The latter clause of the 27th section is new, and was intended to give the creditor, in case the debtor, after the statute had commenced running, should depart from and reside out of the state, the same time within which to institute a suit after the return, as remained unexpired at the time of the debtor’s departure. The former rule, that when the statute commenced running, it continued to run, was so far modified, that if, after *314the accruing of the cause of action, the debtor departs from and resides out of the state, the time of his absence shall not be taken as part of the time limited for the commencement of the suit.
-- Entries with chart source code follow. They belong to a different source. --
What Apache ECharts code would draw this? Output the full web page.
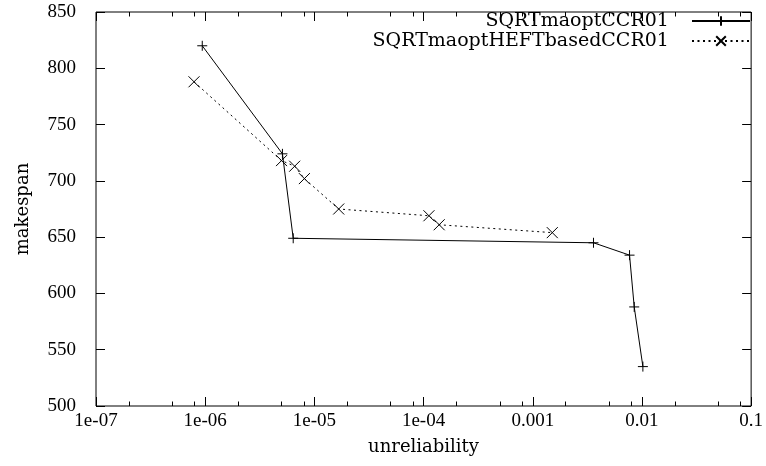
<!DOCTYPE html>
<html><head><meta charset="utf-8">
<script src="https://cdn.jsdelivr.net/npm/echarts@6/dist/echarts.min.js"></script>
<style>html,body{margin:0;padding:0;background:#fff}#c{width:766px;height:466px}</style>
</head><body><div id="c"></div>
<script>
const seriesNames = ['SQRTmaoptCCR01', 'SQRTmaoptHEFTbasedCCR01'];
const ccrX = [9.4e-7, 5.1e-6, 6.4e-6, 3.6e-3, 7.7e-3, 8.5e-3, 1.02e-2];
const ccrY = [820, 724, 649, 645, 634, 588, 535];
const heftX = [7.9e-7, 5.0e-6, 6.6e-6, 8.1e-6, 1.67e-5, 1.12e-4, 1.39e-4, 1.51e-3];
const heftY = [788, 718, 713, 702, 675, 669, 661, 654];
const xTickValues = [1e-7, 1e-6, 1e-5, 1e-4, 1e-3, 1e-2, 1e-1];
const xTickLabels = ['1e-07', '1e-06', '1e-05', '1e-04', '0.001', '0.01', '0.1'];
const xMinorMantissas = [2, 5, 8];
const yTickLabels = [500, 550, 600, 650, 700, 750, 800, 850];
const xTitle = 'unreliability';
const yTitle = 'makespan';

const FONT = 'Liberation Serif';
const TFONT = 'DejaVu Serif';
const xMinorValues = [];
xTickValues.slice(0, -1).forEach(d => xMinorMantissas.forEach(m => xMinorValues.push(+(d * m).toPrecision(3))));

const xBase = {
  type: 'log', logBase: 10, min: xTickValues[0], max: xTickValues[xTickValues.length - 1],
  splitLine: { show: false }, axisLine: { show: false }
};
function xAxisDef(pos, values, len, labels) {
  return Object.assign({}, xBase, {
    position: pos,
    name: labels ? xTitle : '',
    nameLocation: 'middle', nameGap: 32,
    nameTextStyle: { fontFamily: TFONT, fontSize: 18, color: '#000' },
    axisTick: { show: true, inside: true, length: len, lineStyle: { color: '#000', width: 1 }, customValues: values },
    axisLabel: labels ? {
      show: true, customValues: xTickValues, margin: 6,
      fontFamily: FONT, fontSize: 19, color: '#000',
      formatter: v => { const i = xTickValues.findIndex(t => Math.abs(Math.log10(t) - Math.log10(v)) < 1e-6); return i >= 0 ? xTickLabels[i] : ''; }
    } : { show: false }
  });
}

const chart = echarts.init(document.getElementById('c'), null, { renderer: 'canvas' });
const plusPath = 'path://M5,0L5,10M0,5L10,5';
const crossPath = 'path://M0,0L10,10M10,0L0,10';

chart.setOption({
  animation: false,
  backgroundColor: '#fff',
  grid: { left: 96, right: 10, top: 12, bottom: 60, show: true, borderColor: '#000', borderWidth: 1, backgroundColor: 'transparent' },
  legend: {
    orient: 'vertical', align: 'right', right: 15, top: 11, itemGap: 0, padding: 0,
    itemWidth: 58, itemHeight: 12,
    textStyle: { fontFamily: TFONT, fontSize: 19, color: '#000', lineHeight: 20 },
    formatter: n => n + '   ',
    data: seriesNames
  },
  xAxis: [
    xAxisDef('bottom', xTickValues, 9, true),
    xAxisDef('bottom', xMinorValues, 4.5, false),
    xAxisDef('top', xTickValues, 9, false),
    xAxisDef('top', xMinorValues, 4.5, false)
  ],
  yAxis: [
    {
      type: 'value', min: yTickLabels[0], max: yTickLabels[yTickLabels.length - 1], interval: 50, position: 'left',
      name: yTitle, nameLocation: 'middle', nameGap: 64,
      nameTextStyle: { fontFamily: TFONT, fontSize: 18, color: '#000' },
      splitLine: { show: false }, axisLine: { show: false },
      axisTick: { show: true, inside: true, length: 9, lineStyle: { color: '#000' } },
      axisLabel: { fontFamily: FONT, fontSize: 19, color: '#000', margin: 20 }
    },
    {
      type: 'value', min: yTickLabels[0], max: yTickLabels[yTickLabels.length - 1], interval: 50, position: 'right',
      splitLine: { show: false }, axisLine: { show: false },
      axisTick: { show: true, inside: true, length: 9, lineStyle: { color: '#000' } },
      axisLabel: { show: false }
    }
  ],
  series: [
    {
      name: seriesNames[0], type: 'line', xAxisIndex: 0, yAxisIndex: 0,
      data: ccrX.map((x, i) => [x, ccrY[i]]),
      symbol: plusPath, symbolSize: 10, showSymbol: true,
      lineStyle: { color: '#000', width: 1, type: 'solid' },
      itemStyle: { color: '#000', borderColor: '#000', borderWidth: 1 },
      emphasis: { disabled: true }
    },
    {
      name: seriesNames[1], type: 'line', xAxisIndex: 0, yAxisIndex: 0,
      data: heftX.map((x, i) => [x, heftY[i]]),
      symbol: crossPath, symbolSize: 11, showSymbol: true,
      lineStyle: { color: '#000', width: 1, type: [2, 3.5] },
      itemStyle: { color: '#000', borderColor: '#000', borderWidth: 1 },
      emphasis: { disabled: true }
    }
  ]
});
</script>
</body></html>
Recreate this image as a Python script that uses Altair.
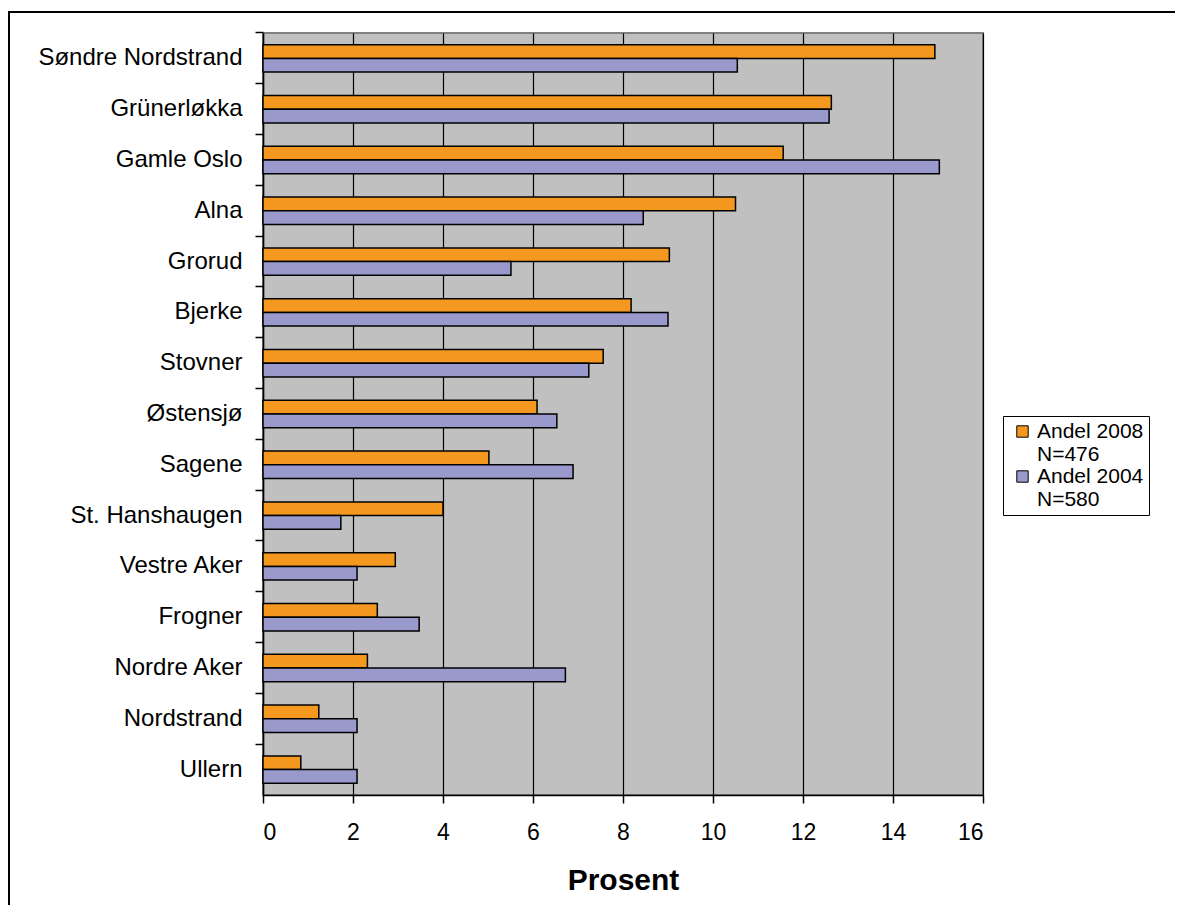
import altair as alt
import pandas as pd

districts = ["Søndre Nordstrand", "Grünerløkka", "Gamle Oslo", "Alna", "Grorud",
             "Bjerke", "Stovner", "Østensjø", "Sagene", "St. Hanshaugen",
             "Vestre Aker", "Frogner", "Nordre Aker", "Nordstrand", "Ullern"]
andel_2008 = [14.93, 12.63, 11.56, 10.50, 9.03, 8.18, 7.56, 6.09, 5.02, 4.00,
              2.94, 2.54, 2.32, 1.24, 0.84]
andel_2004 = [10.54, 12.58, 15.03, 8.45, 5.51, 9.00, 7.24, 6.53, 6.89, 1.73,
              2.09, 3.47, 6.72, 2.09, 2.09]
series = ["Andel 2008", "Andel 2004"]
series_n = ["N=476", "N=580"]
colors = ["#F5981F", "#9999CC"]
x_ticks = [0, 2, 4, 6, 8, 10, 12, 14, 16]

rows = []
for d, a, b in zip(districts, andel_2008, andel_2004):
    rows.append({"Bydel": d, "Serie": series[0], "Prosent": a})
    rows.append({"Bydel": d, "Serie": series[1], "Prosent": b})
df = pd.DataFrame(rows)

label_expr = (f"datum.value == '{series[0]}' ? ['{series[0]}', '{series_n[0]}'] "
              f": ['{series[1]}', '{series_n[1]}']")

FONT = "Liberation Sans"

bars = alt.Chart(df).mark_bar(stroke="black", strokeWidth=1.5).encode(
    y=alt.Y("Bydel:N", sort=districts,
            scale=alt.Scale(paddingInner=0.46, paddingOuter=0.23),
            axis=alt.Axis(title=None, bandPosition=-0.426, tickSize=8, labelPadding=13,
                          labelFontSize=24, labelFont=FONT, labelColor="black",
                          labelLimit=400,
                          domainColor="black", tickColor="black", domainWidth=1.5,
                          tickWidth=1.5, grid=False)),
    yOffset=alt.YOffset("Serie:N", sort=series,
                        scale=alt.Scale(paddingInner=0, paddingOuter=0)),
    x=alt.X("Prosent:Q", scale=alt.Scale(domain=[0, 16], nice=False),
            axis=alt.Axis(values=x_ticks, title="Prosent", titleFontSize=30,
                          titleFont=FONT, titleFontWeight="bold", titleColor="black",
                          titlePadding=21, tickSize=8, labelPadding=18,
                          labelFontSize=23, labelFont=FONT, labelColor="black",
                          domainColor="black", tickColor="black", domainWidth=1.5,
                          tickWidth=1.5, grid=True, gridColor="black",
                          gridWidth=1.2, gridOpacity=1)),
    color=alt.Color("Serie:N", sort=series,
                    scale=alt.Scale(domain=series, range=colors),
                    legend=alt.Legend(title=None,
                                      orient="none", legendX=740,
                                      legendY=383, strokeColor="black",
                                      fillColor="white", padding=5,
                                      symbolOffset=4,
                                      symbolType="square", symbolSize=130,
                                      symbolStrokeColor="black",
                                      symbolStrokeWidth=1, labelFontSize=21,
                                      labelFont=FONT, labelColor="black",
                                      labelOffset=4, labelLimit=400,
                                      labelExpr=label_expr, rowPadding=0)),
)

border = alt.Chart(pd.DataFrame({"k": [0]})).mark_rect(
    fillOpacity=0, stroke="black", strokeWidth=2
).encode(x=alt.value(-254), x2=alt.value(1100), y=alt.value(-21), y2=alt.value(1100))

chart = alt.layer(border, bars).properties(
    width=720, height=762,
    autosize=alt.AutoSizeParams(type="none"),
    padding={"left": 255, "top": 25, "right": 192, "bottom": 110},
).configure(
    font=FONT
).configure_view(
    fill="#C0C0C0", stroke="#808080", strokeWidth=2
)

chart.save("out.html", embed_options={"renderer": "svg", "actions": False})
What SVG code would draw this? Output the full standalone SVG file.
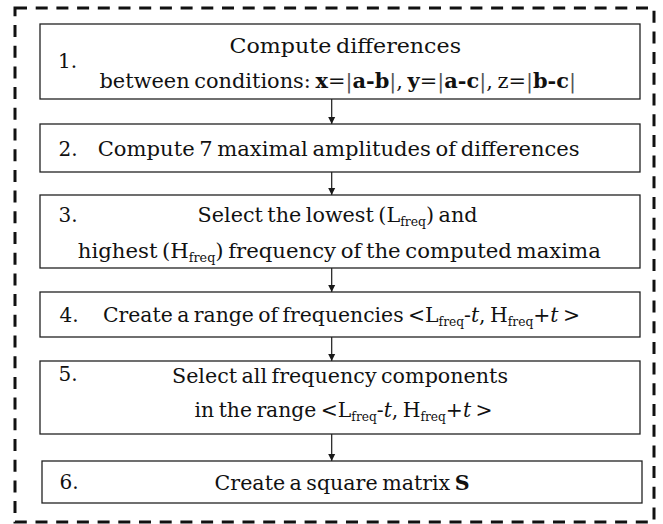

If we test the rebutter by these principles, it is clearly bad. It asserts that the defendant, at the time when the cause of ac-. tion accrued, resided out of this state, and still continues so to reside, to wit, at Canada; that On the 1st of September, 1837, he returned publicly to this state, and that the action was not commenced within six years from such return. The objection is that it is not averred that the return was under such circumstances as to give the creditor an opportunity, by the use of ordinary diligence and due means, of arresting the debtor or of otherwise commencing a suit against him, nor that he had notice of the return. The return may have been on Sunday, and the defendant may not have remained within the jurisdiction of the state a single hour. The general rule, with respect to the necessity of averring notice, is, that when the matter alleged in the pleading is to be considered as lying more properly in the knowledge of the party pleading it, than of the adverse party, notice thereof should be averred. (1 Chit. Pl. 320, and cases cited.) This is especially the rule where the party pleading is to gain, and his opponent to lose, by the happening of the event pleaded, if the latter neglects to move after the contingency has occurred. The return into this state was peculiarly within the defendant’s knowledge, and it was an event which, if brought to the plaintiff’s knowledge, set in motion the statute of limitations against his debt. Notice of it should have been averred. Without considering other defects in the pleading, this is fatal.

The defendant’s counsel insists that the surrejoinder of the plaintiff is bad. It is conceded that substantial defects in the pleading of cither party are open to animadversion on this demurrer. The main objection to the surrejoinder is, that it sets up a second departure of the defendant from this state, and residence abroad, and return into the state, and avers that the suit was brought within six years next after the cause of action *315accrued, exclusive of the time the said defendant was absent. The pleading is based upon the assumption that successive absences may be accumulated together and deducted from the period that has elapsed since the cause qf action accrued. This I apprehend cannot be done. The statute is satisfied by deducting the first absence after the cause of action has accrued. If the defendant returns under such circumstances as to set the statute in operation, it continues to run, notwithstanding any subsequent departure of the debtor. With respect to every departure and return, after the first, the case rests on the same footing with analogous cases prior to the revised statutes. This view of the statute was taken by Mr. Justice Nelson in the circuit court of the United States, in Dorr v. Swartwout, (5 Legal Observer, 172.) The only difference between that case and the present is, that the question in the former arose upon the evidence, and in this upon the pleadings. But the principle is the same in both. For this reason, therefore, the surrejoinder is bad in substance.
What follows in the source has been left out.